Hi, Mr. Naysmith. I agree with you, writing for Quality Digest is a life-enriching experience. But, if you read my columns - I'm the white-bearded guy wearing a green shirt - and my comments, too, you'll notice that i'm rather more on the side of holistic, continuous approaches, than step-wise mechanisms. In my work career I've seen to many cases of 4M's and Evironment - based fish-bone charts happily ending with a "human error" root cause: what else is to be expected? Any- and every-thing we do is done by humans, it's only logical that any and every final cause has to be allocated to one or more humans. I much prefer - because I find it more effective - a free-wheeling approach; or - even better - "free-willing". You are surely familar with Run@Rate practices: I find more viable "Run@Risk" approaches. Thank you.

A journey of one thousand miles starts with a single step

To the white-bearded guy wearing a green shirt, from the flame haired improvement Ninja, I appreciate your sentiment on writing for QD and your continued pursuit of excellence.
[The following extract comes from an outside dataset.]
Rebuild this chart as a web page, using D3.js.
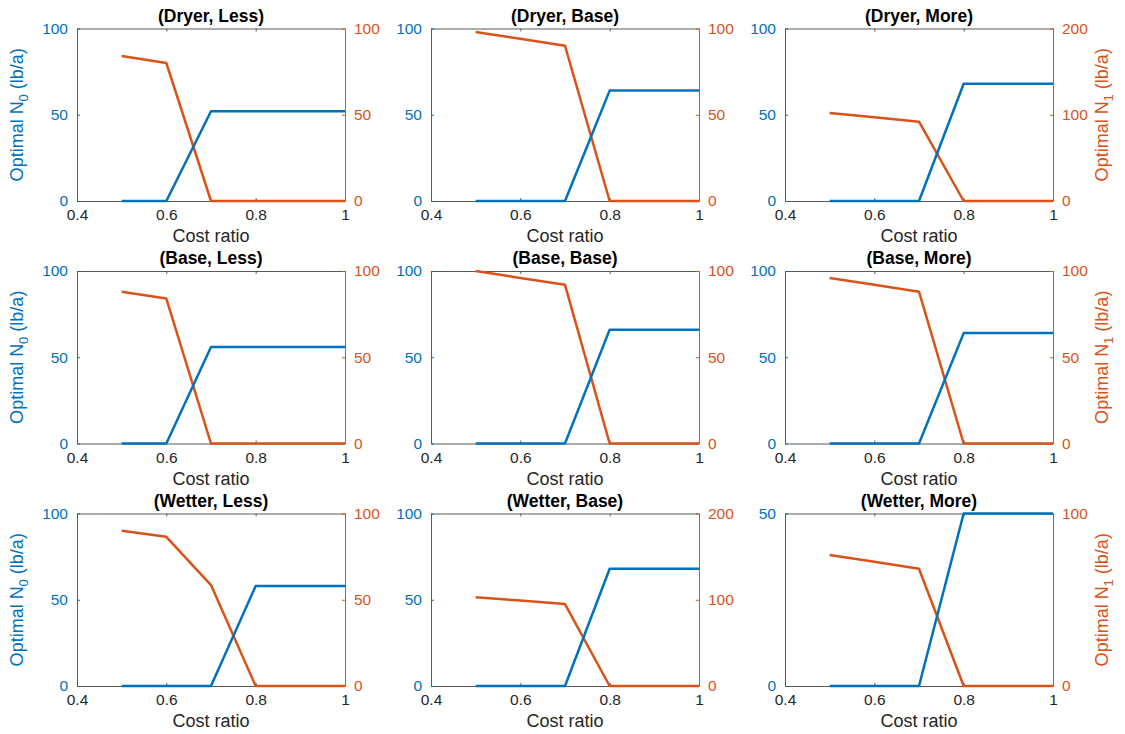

I'm not 100% conversant with Run@Risk and I would appreciate any articles you could send my way.

Fishbone diagram is useless

Hi Paul,

Hooray, it's not just me!  

The Fishbone Diagram has always been a crock, in my view.  

It yields half-baked fixes at best. It can't work because it requires guesses to be drawn up front about where the problems might lie.  Hence, it suffers from "Solutions First Syndrome", as I call it, the antithesis of systemic improvement.  So far as I can tell, Dr Deming did not include it in his 4 day seminars; I can well imagine he regarded it as tampering.

I have an alternative I call the Binary Model, based on Prof James Reason's Swiss Chese Model and Dean Gano's Reality Charting. The following link takes you to my paper at the World Business Capability Confrerence in Auckland NZ just before Christmas. 


I hope the paper is of interest.  Any probs drop me an email via LinkedIn.



Guess work

Thanks for your comment Ian, you are right in reference to the fishbone diagram having some limitations, however most tools and techniques in my experience do. The cause and effect through traditional teaching is a brainstorming exercise, however the benefit of the system is that it is an initiator to other investigation techniques. I am glad you are familiar with Reason et al, as these more advanced tools help us further ourselves in our Quality career, however, as I said at the start, I'm trying to enlighten our freshman colleagues. I do hope some go onto further study this area, and perhaps review your paper (which I have read - props). Keep up the writing and please send more over to me.